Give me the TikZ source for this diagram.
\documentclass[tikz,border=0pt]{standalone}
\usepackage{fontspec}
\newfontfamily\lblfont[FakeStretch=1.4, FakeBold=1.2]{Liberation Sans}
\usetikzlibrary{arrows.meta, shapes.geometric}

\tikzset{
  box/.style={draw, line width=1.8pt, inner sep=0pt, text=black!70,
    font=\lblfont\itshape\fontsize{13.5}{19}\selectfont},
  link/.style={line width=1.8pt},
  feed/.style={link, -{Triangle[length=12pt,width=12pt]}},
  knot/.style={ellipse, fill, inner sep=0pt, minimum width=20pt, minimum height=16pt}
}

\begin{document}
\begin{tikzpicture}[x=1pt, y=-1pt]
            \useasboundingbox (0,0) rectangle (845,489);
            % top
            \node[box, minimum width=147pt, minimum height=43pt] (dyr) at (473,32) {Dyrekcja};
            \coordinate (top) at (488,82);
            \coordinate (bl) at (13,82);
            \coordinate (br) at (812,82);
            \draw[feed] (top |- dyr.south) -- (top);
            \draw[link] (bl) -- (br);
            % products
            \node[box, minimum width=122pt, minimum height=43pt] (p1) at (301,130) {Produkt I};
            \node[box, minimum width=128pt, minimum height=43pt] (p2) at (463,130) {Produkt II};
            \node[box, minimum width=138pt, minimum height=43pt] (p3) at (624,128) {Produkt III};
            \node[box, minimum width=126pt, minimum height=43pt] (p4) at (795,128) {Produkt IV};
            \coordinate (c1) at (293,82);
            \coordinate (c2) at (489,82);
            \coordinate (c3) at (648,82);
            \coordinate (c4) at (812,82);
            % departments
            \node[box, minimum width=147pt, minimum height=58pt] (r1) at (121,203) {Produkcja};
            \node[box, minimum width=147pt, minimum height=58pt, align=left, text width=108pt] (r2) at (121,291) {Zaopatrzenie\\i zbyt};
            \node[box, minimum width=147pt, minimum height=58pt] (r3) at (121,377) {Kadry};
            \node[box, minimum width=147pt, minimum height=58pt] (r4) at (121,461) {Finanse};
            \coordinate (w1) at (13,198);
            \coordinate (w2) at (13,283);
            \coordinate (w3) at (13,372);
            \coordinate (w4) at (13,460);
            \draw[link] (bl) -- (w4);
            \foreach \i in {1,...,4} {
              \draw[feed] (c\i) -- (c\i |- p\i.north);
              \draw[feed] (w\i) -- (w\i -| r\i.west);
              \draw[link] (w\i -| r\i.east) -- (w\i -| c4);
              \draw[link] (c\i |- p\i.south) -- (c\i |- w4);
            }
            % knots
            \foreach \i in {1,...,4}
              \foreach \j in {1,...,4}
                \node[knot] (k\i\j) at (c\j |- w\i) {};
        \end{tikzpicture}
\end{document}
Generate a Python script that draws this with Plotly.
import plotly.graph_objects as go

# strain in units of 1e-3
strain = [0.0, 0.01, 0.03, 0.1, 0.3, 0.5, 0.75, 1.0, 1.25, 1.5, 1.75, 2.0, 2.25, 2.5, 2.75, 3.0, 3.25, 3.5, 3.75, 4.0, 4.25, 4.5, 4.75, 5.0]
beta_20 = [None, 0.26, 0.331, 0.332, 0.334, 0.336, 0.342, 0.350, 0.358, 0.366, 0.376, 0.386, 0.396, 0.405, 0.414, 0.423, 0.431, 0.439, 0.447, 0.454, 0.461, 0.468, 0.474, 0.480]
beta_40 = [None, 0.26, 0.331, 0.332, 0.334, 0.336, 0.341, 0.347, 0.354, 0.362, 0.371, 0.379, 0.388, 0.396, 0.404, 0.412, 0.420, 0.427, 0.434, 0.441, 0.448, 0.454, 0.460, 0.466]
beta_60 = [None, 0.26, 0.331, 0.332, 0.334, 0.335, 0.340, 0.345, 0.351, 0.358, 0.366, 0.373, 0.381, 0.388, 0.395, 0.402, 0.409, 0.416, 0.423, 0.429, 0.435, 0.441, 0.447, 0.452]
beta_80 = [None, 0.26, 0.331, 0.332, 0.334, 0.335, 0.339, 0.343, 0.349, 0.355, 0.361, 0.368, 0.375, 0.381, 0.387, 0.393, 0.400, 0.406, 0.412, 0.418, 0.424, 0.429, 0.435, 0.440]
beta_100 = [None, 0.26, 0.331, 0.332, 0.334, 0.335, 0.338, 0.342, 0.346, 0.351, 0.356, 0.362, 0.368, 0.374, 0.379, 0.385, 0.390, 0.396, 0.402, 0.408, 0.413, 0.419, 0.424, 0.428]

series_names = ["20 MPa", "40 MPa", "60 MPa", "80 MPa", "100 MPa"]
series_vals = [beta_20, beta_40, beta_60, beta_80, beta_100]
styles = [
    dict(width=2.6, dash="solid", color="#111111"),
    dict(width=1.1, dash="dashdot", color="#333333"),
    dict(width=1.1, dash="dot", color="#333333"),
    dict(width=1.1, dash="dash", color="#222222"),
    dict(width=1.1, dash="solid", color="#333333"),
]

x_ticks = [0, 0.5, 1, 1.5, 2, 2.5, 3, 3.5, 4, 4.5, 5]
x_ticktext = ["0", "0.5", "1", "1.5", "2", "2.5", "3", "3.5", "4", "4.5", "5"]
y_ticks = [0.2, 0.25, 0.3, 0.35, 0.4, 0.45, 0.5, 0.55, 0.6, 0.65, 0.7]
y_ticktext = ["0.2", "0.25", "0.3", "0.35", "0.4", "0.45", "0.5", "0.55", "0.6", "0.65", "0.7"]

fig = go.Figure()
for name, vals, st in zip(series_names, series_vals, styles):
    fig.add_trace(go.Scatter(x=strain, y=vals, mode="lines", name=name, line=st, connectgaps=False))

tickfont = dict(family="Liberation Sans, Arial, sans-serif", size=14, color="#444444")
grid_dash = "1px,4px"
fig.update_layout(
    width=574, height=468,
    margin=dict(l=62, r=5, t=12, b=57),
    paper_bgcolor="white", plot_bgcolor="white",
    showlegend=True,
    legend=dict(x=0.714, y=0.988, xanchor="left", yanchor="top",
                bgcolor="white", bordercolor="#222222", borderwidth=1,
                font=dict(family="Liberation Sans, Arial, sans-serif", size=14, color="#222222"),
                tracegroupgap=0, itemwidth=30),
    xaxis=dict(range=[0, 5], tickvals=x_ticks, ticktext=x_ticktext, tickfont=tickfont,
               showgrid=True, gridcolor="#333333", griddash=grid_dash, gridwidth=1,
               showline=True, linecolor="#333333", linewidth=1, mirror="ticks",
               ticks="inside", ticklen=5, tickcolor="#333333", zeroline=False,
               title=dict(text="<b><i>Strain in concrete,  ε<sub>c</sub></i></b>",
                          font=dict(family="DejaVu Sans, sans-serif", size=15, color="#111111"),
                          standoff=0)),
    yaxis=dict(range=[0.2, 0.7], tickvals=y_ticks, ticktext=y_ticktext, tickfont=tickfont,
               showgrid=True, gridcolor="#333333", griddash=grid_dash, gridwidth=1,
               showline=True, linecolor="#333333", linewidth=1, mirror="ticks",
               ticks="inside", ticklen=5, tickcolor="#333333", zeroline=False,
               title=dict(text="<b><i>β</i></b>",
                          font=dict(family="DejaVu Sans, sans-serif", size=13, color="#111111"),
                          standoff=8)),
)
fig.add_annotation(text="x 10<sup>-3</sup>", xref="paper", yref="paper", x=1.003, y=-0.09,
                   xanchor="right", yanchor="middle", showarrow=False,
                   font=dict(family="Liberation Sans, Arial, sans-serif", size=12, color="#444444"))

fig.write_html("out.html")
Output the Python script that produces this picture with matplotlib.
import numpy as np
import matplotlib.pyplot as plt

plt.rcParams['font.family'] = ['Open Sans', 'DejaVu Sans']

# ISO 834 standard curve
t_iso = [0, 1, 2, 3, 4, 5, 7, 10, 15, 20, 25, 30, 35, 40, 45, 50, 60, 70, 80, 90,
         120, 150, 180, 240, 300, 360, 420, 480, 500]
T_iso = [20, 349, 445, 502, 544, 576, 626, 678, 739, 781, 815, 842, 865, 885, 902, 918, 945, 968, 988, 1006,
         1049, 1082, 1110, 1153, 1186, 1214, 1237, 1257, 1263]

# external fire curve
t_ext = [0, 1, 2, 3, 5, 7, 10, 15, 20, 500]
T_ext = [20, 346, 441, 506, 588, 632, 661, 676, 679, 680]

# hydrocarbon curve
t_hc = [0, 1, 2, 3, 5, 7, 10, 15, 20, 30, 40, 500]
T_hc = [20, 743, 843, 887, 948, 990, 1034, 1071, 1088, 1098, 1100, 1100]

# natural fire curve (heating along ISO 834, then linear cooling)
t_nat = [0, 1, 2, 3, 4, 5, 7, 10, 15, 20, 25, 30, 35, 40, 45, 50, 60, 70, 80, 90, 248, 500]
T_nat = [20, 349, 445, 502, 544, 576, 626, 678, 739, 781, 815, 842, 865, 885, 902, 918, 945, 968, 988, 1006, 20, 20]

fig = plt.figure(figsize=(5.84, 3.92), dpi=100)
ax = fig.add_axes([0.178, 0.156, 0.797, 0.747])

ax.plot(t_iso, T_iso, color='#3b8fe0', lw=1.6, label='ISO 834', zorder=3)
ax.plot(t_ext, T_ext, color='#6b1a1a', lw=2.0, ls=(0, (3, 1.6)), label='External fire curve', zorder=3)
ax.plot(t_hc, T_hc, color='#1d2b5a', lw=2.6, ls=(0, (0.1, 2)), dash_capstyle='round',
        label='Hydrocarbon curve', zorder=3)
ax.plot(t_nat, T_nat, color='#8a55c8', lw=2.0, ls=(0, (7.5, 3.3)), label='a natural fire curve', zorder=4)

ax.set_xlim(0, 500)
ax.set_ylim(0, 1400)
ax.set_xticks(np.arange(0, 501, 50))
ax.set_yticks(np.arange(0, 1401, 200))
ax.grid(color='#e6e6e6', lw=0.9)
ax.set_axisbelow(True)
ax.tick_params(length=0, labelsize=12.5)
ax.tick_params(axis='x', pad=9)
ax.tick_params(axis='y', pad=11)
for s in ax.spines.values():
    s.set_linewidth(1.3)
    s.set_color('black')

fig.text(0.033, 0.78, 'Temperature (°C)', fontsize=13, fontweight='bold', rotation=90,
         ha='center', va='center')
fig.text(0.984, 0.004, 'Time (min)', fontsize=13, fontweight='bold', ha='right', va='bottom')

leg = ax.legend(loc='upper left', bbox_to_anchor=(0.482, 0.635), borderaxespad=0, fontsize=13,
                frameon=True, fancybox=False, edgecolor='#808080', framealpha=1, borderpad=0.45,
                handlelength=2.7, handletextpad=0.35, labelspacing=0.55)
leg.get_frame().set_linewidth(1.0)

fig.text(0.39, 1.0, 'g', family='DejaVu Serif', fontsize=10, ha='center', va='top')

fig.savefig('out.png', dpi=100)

Exercise directions: Each line from the line with "Generate a Python" to the line with "import plotly.graph_objects as go" is to be echoed exactly; both boundary lines are included, and nothing else is to be output.

Task output:
Generate a Python script that draws this with Plotly.
import plotly.graph_objects as go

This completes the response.